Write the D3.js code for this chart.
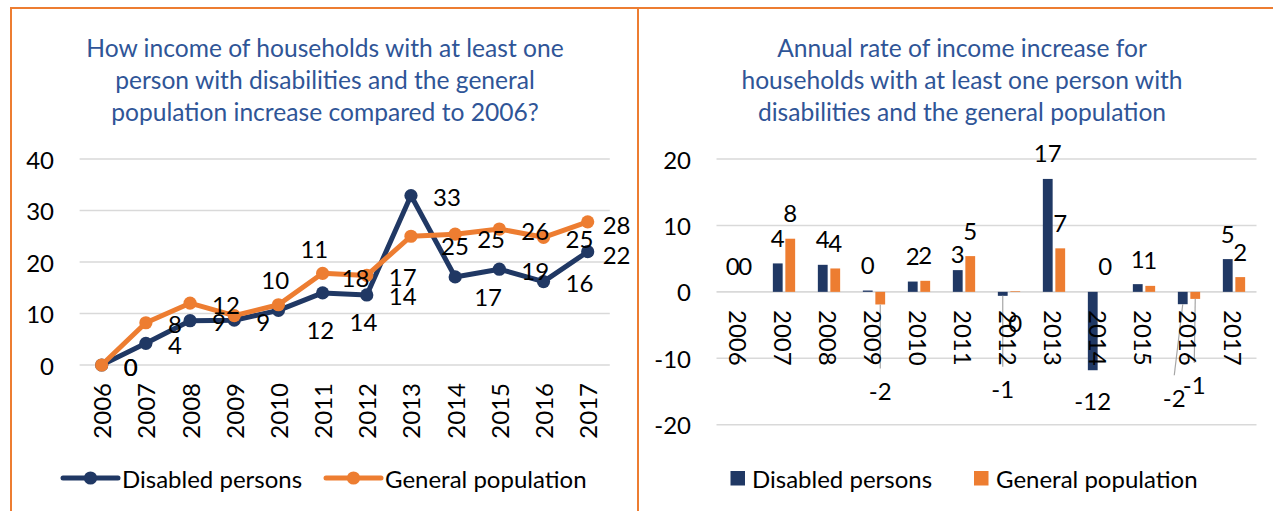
<!DOCTYPE html>
<html>
<head>
<meta charset="utf-8">
<script src="https://cdn.jsdelivr.net/npm/d3@7"></script>
<style>
  html, body { margin: 0; padding: 0; background: #fff; }
  svg { display: block; font-family: Lato, "Open Sans", sans-serif; }
</style>
</head>
<body>
<svg id="fig" width="1273" height="511"></svg>
<script>
// ---- data ----
const years = ["2006","2007","2008","2009","2010","2011","2012","2013","2014","2015","2016","2017"];
const seriesNames = ["Disabled persons", "General population"];

// cumulative increase compared to 2006, %
const cumulativeDisabled = [0, 4.2, 8.6, 8.7, 10.6, 14.0, 13.6, 32.9, 17.1, 18.6, 16.2, 22.0];
const cumulativeGeneral  = [0, 8.2, 12.0, 9.6, 11.7, 17.8, 17.4, 25.0, 25.4, 26.4, 24.8, 27.8];

// annual rate of increase, %
const annualDisabled = [0, 4.28, 4.07, 0.2, 1.55, 3.27, -0.6, 17.0, -11.8, 1.16, -1.86, 4.93];
const annualGeneral  = [0, 8.0, 3.52, -1.9, 1.66, 5.38, 0.1, 6.55, 0, 0.9, -1.06, 2.22];

const leftTicks  = [0, 10, 20, 30, 40];
const rightTicks = [-20, -10, 0, 10, 20];

const leftTitle  = ["How income of households with at least one",
                    "person with disabilities and the general",
                    "population increase compared to 2006?"];
const rightTitle = ["Annual rate of income increase for",
                    "households with at least one person with",
                    "disabilities and the general population"];

// ---- styling ----
const NAVY = "#203864", ORANGE = "#ED7D31", GRID = "#d9d9d9", TITLE = "#2F5597";
const colors = [NAVY, ORANGE];
const FS = 24, TFS = 24.6;
const fmt = v => { const r = Math.round(v); return r === 0 ? "0" : String(r); };

// hand-placed data labels (series index : year) -> offsets from default spot
const lineLabelMoves = {
  "1:2009": [5, -37], "0:2010": [0, -63], "1:2010": [6, 24],
  "0:2011": [5, 28], "1:2011": [-3, 3], "1:2013": [8, 8],
  "0:2014": [-3, 19], "1:2014": [0, 3], "0:2017": [-7, 2], "1:2017": [-7, 2]
};
const barLabelMoves = {
  "1:2009": [0, 56, true], "0:2011": [0, 9, false], "0:2012": [0, 63, true],
  "1:2012": [0, 57, false], "0:2016": [-8.5, 63, true], "1:2016": [-1, 56, true]
};

const svg = d3.select("#fig");

// ---- frame ----
const frame = svg.append("g").attr("stroke", ORANGE).attr("stroke-width", 2).attr("fill", "none");
frame.append("line").attr("x1", 10).attr("x2", 1273).attr("y1", 8).attr("y2", 8);
frame.append("line").attr("x1", 11).attr("x2", 11).attr("y1", 8).attr("y2", 511);
frame.append("line").attr("x1", 638).attr("x2", 638).attr("y1", 8).attr("y2", 511);

function drawTitle(lines, cx) {
  svg.append("g").selectAll("text").data(lines).join("text")
    .attr("x", cx).attr("y", (d, i) => 47 + i * 32)
    .attr("text-anchor", "middle").attr("dominant-baseline", "central")
    .attr("fill", TITLE).attr("font-size", TFS).text(d => d);
}

// ================= left: cumulative line chart =================
{
  const x = d3.scalePoint().domain(years).range([101.7, 587.7]);
  const y = d3.scaleLinear().domain([0, 40]).range([365, 159]);
  const half = x.step() / 2;

  drawTitle(leftTitle, 325);

  const g = svg.append("g");
  g.append("g").selectAll("line").data(leftTicks).join("line")
    .attr("x1", x(years[0]) - half).attr("x2", x(years[years.length - 1]) + half)
    .attr("y1", d => y(d)).attr("y2", d => y(d))
    .attr("stroke", GRID).attr("stroke-width", 1.6);

  g.append("g").selectAll("text").data(leftTicks).join("text")
    .attr("x", 54).attr("y", d => y(d)).attr("text-anchor", "end")
    .attr("dominant-baseline", "central").attr("font-size", FS).attr("fill", "#000")
    .text(d => d);

  g.append("g").selectAll("text").data(years).join("text")
    .attr("transform", d => `translate(${x(d)},383) rotate(-90)`)
    .attr("text-anchor", "end").attr("dominant-baseline", "central")
    .attr("font-size", FS).attr("fill", "#000").text(d => d);

  const series = [cumulativeDisabled, cumulativeGeneral];
  const line = d3.line().x((d, i) => x(years[i])).y(d => y(d));
  series.forEach((vals, s) => {
    g.append("path").datum(vals).attr("d", line).attr("fill", "none")
      .attr("stroke", colors[s]).attr("stroke-width", 5).attr("stroke-linejoin", "round");
    g.append("g").selectAll("circle").data(vals).join("circle")
      .attr("cx", (d, i) => x(years[i])).attr("cy", d => y(d)).attr("r", 6.6)
      .attr("fill", colors[s]);
  });

  series.forEach((vals, s) => {
    g.append("g").selectAll("text").data(vals).join("text")
      .each(function (d, i) {
        const mv = lineLabelMoves[`${s}:${years[i]}`] || [0, 0];
        d3.select(this)
          .attr("x", x(years[i]) + 22 + mv[0]).attr("y", y(d) + 1 + mv[1]);
      })
      .attr("dominant-baseline", "central").attr("font-size", FS).attr("fill", "#000")
      .text(d => fmt(d));
  });

  // legend
  const lg = svg.append("g");
  const items = [{x0: 63, x1: 118, tx: 122}, {x0: 326, x1: 381, tx: 385}];
  items.forEach((it, s) => {
    lg.append("line").attr("x1", it.x0).attr("x2", it.x1).attr("y1", 478).attr("y2", 478)
      .attr("stroke", colors[s]).attr("stroke-width", 5).attr("stroke-linecap", "round");
    lg.append("circle").attr("cx", (it.x0 + it.x1) / 2).attr("cy", 478).attr("r", 6.6).attr("fill", colors[s]);
    lg.append("text").attr("x", it.tx).attr("y", 478).attr("dominant-baseline", "central")
      .attr("font-size", FS).attr("fill", "#000").text(seriesNames[s]);
  });
}

// ================= right: annual bar chart =================
{
  const x0 = d3.scaleBand().domain(years).range([716.5, 1256.5]).padding(0);
  const x1 = d3.scaleBand().domain([0, 1]).range([11.35, 33.65]).paddingInner(0.216);
  const y = d3.scaleLinear().domain([-20, 20]).range([424.7, 159]);

  drawTitle(rightTitle, 962);

  const g = svg.append("g");
  g.append("g").selectAll("line").data(rightTicks).join("line")
    .attr("x1", x0.range()[0]).attr("x2", x0.range()[1])
    .attr("y1", d => y(d)).attr("y2", d => y(d))
    .attr("stroke", GRID).attr("stroke-width", 1.6);

  g.append("g").selectAll("text").data(rightTicks).join("text")
    .attr("x", 691).attr("y", d => y(d)).attr("text-anchor", "end")
    .attr("dominant-baseline", "central").attr("font-size", FS).attr("fill", "#000")
    .text(d => d);

  const series = [annualDisabled, annualGeneral];
  const cx = (s, i) => x0(years[i]) + x1(s) + x1.bandwidth() / 2;

  series.forEach((vals, s) => {
    g.append("g").selectAll("rect").data(vals).join("rect")
      .attr("x", (d, i) => x0(years[i]) + x1(s)).attr("width", x1.bandwidth())
      .attr("y", d => y(Math.max(0, d))).attr("height", d => Math.abs(y(d) - y(0)))
      .attr("fill", colors[s]);
  });

  // leader lines for moved labels
  series.forEach((vals, s) => {
    vals.forEach((d, i) => {
      const mv = barLabelMoves[`${s}:${years[i]}`];
      if (!mv || !mv[2]) return;
      const baseY = d >= 0 ? y(d) - 26 : y(d) + 30;
      g.append("line")
        .attr("x1", cx(s, i)).attr("y1", y(d) + (d < 0 ? 0 : -1))
        .attr("x2", cx(s, i) + mv[0]).attr("y2", baseY + mv[1] - 22)
        .attr("stroke", "#a6a6a6").attr("stroke-width", 1.2);
    });
  });

  g.append("g").selectAll("text").data(years).join("text")
    .attr("transform", d => `translate(${x0(d) + x0.bandwidth() / 2 - 1},310) rotate(90)`)
    .attr("text-anchor", "start").attr("dominant-baseline", "central")
    .attr("font-size", FS).attr("fill", "#000").text(d => d);

  series.forEach((vals, s) => {
    g.append("g").selectAll("text").data(vals).join("text")
      .each(function (d, i) {
        const mv = barLabelMoves[`${s}:${years[i]}`] || [0, 0];
        const baseY = d >= 0 ? y(d) - 26 : y(d) + 30;
        d3.select(this).attr("x", cx(s, i) + mv[0]).attr("y", baseY + mv[1]);
      })
      .attr("text-anchor", "middle").attr("dominant-baseline", "central")
      .attr("font-size", FS).attr("fill", "#000").text(d => fmt(d));
  });

  // legend
  const lg = svg.append("g");
  const items = [{sx: 730.5, tx: 752}, {sx: 974, tx: 996}];
  items.forEach((it, s) => {
    lg.append("rect").attr("x", it.sx).attr("y", 471).attr("width", 14.5).attr("height", 14.5)
      .attr("fill", colors[s]);
    lg.append("text").attr("x", it.tx).attr("y", 478).attr("dominant-baseline", "central")
      .attr("font-size", FS).attr("fill", "#000").text(seriesNames[s]);
  });
}
</script>
</body>
</html>
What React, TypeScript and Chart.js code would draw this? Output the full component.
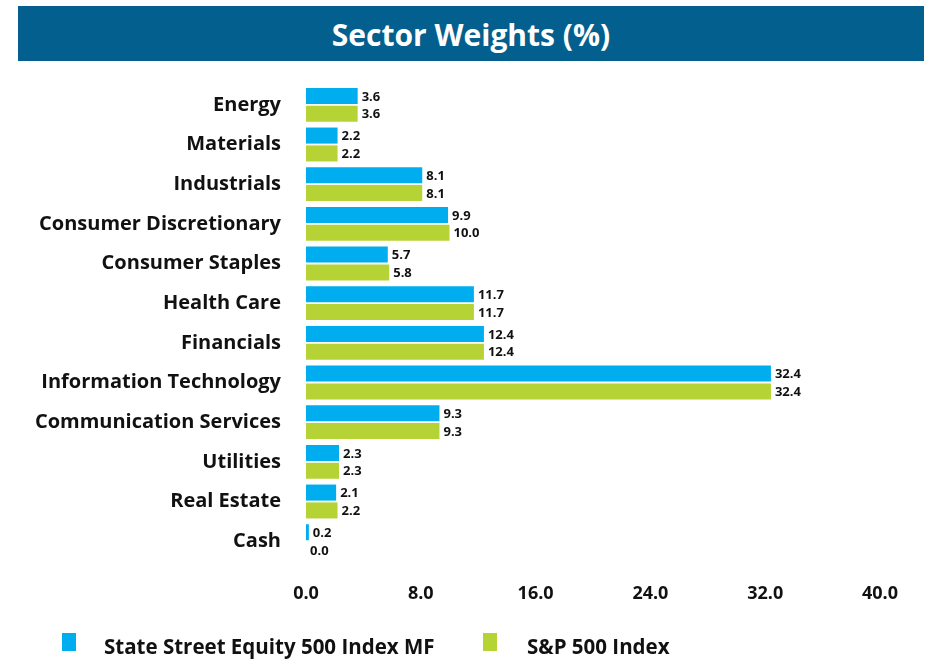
import React, { useEffect, useRef } from "react";
import { Chart, registerables } from "chart.js";

Chart.register(...registerables);

const categories = [
  "Energy",
  "Materials",
  "Industrials",
  "Consumer Discretionary",
  "Consumer Staples",
  "Health Care",
  "Financials",
  "Information Technology",
  "Communication Services",
  "Utilities",
  "Real Estate",
  "Cash",
];
const fundValues = [3.6, 2.2, 8.1, 9.9, 5.7, 11.7, 12.4, 32.4, 9.3, 2.3, 2.1, 0.2];
const indexValues = [3.6, 2.2, 8.1, 10.0, 5.8, 11.7, 12.4, 32.4, 9.3, 2.3, 2.2, 0.0];
const seriesNames = ["State Street Equity 500 Index MF", "S&P 500 Index"];
const xTicks = [0, 8, 16, 24, 32, 40];

const BLUE = "#00AEEF";
const GREEN = "#B5D334";
const FONT = "'Open Sans'";

const labelPlugin = {
  id: "barLabels",
  afterDatasetsDraw(chart: any) {
    const ctx = chart.ctx;
    ctx.save();
    ctx.font = `bold 13px ${FONT}`;
    ctx.fillStyle = "#111";
    ctx.textAlign = "left";
    ctx.textBaseline = "middle";
    chart.data.datasets.forEach((ds: any, di: number) => {
      const meta = chart.getDatasetMeta(di);
      meta.data.forEach((bar: any, i: number) => {
        const v = ds.data[i];
        ctx.fillText(v.toFixed(1), bar.x + 4, bar.y + 1);
      });
    });
    ctx.restore();
  },
};

export default function App() {
  const ref = useRef<HTMLCanvasElement>(null);
  useEffect(() => {
    const chart = new Chart(ref.current!, {
      type: "bar",
      data: {
        labels: categories,
        datasets: [
          { label: seriesNames[0], data: fundValues, backgroundColor: BLUE, categoryPercentage: 0.9, barPercentage: 0.9 },
          { label: seriesNames[1], data: indexValues, backgroundColor: GREEN, categoryPercentage: 0.9, barPercentage: 0.9 },
        ],
      },
      options: {
        indexAxis: "y",
        animation: false,
        responsive: false,
        maintainAspectRatio: false,
        layout: { padding: { left: 0, right: 54, top: 11, bottom: 0 } },
        plugins: { legend: { display: false }, tooltip: { enabled: false } },
        scales: {
          x: {
            min: 0,
            max: 40,
            afterBuildTicks: (axis: any) => {
              axis.ticks = xTicks.map((v) => ({ value: v }));
            },
            afterFit: (axis: any) => {
              axis.height = 49;
            },
            grid: { display: false, drawTicks: false },
            border: { display: false },
            ticks: {
              padding: 22,
              color: "#111",
              font: { family: FONT, weight: "bold", size: 18 },
              callback: (v: any) => Number(v).toFixed(1),
            },
          },
          y: {
            afterFit: (axis: any) => {
              axis.width = 306;
            },
            grid: { display: false, drawTicks: false },
            border: { display: false },
            ticks: {
              padding: 25,
              color: "#111",
              font: { family: FONT, weight: "bold", size: 20 },
            },
          },
        },
      },
      plugins: [labelPlugin],
    });
    return () => chart.destroy();
  }, []);

  const legendText: React.CSSProperties = {
    position: "absolute",
    top: 633,
    fontFamily: FONT,
    fontWeight: "bold",
    fontSize: 20.5,
    color: "#111",
    lineHeight: "26px",
    whiteSpace: "nowrap",
  };

  return (
    <div style={{ position: "fixed", left: 0, top: 0, width: 934, height: 659, background: "#fff" }}>
      <div
        style={{
          position: "absolute",
          left: 18,
          top: 6,
          width: 906,
          height: 55,
          background: "#035F8E",
          color: "#fff",
          fontFamily: FONT,
          fontWeight: "bold",
          fontSize: 30,
          lineHeight: "57px",
          textAlign: "center",
        }}
      >
        Sector Weights (%)
      </div>
      <canvas ref={ref} width={934} height={562} style={{ position: "absolute", left: 0, top: 48 }} />
      <div style={{ position: "absolute", left: 62, top: 633, width: 14, height: 18, background: BLUE }} />
      <div style={{ ...legendText, left: 104 }}>{seriesNames[0]}</div>
      <div style={{ position: "absolute", left: 483, top: 633, width: 14, height: 18, background: GREEN }} />
      <div style={{ ...legendText, left: 527 }}>{seriesNames[1]}</div>
    </div>
  );
}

Stated task: The lines to print start at the line containing "What React, TypeScript" and end at the line containing "Chart.register(...registerables);"; print them exactly, both ends included, and leave out every picture.

Correct answer:
What React, TypeScript and Chart.js code would draw this? Output the full component.
import React, { useEffect, useRef } from "react";
import { Chart, registerables } from "chart.js";

Chart.register(...registerables);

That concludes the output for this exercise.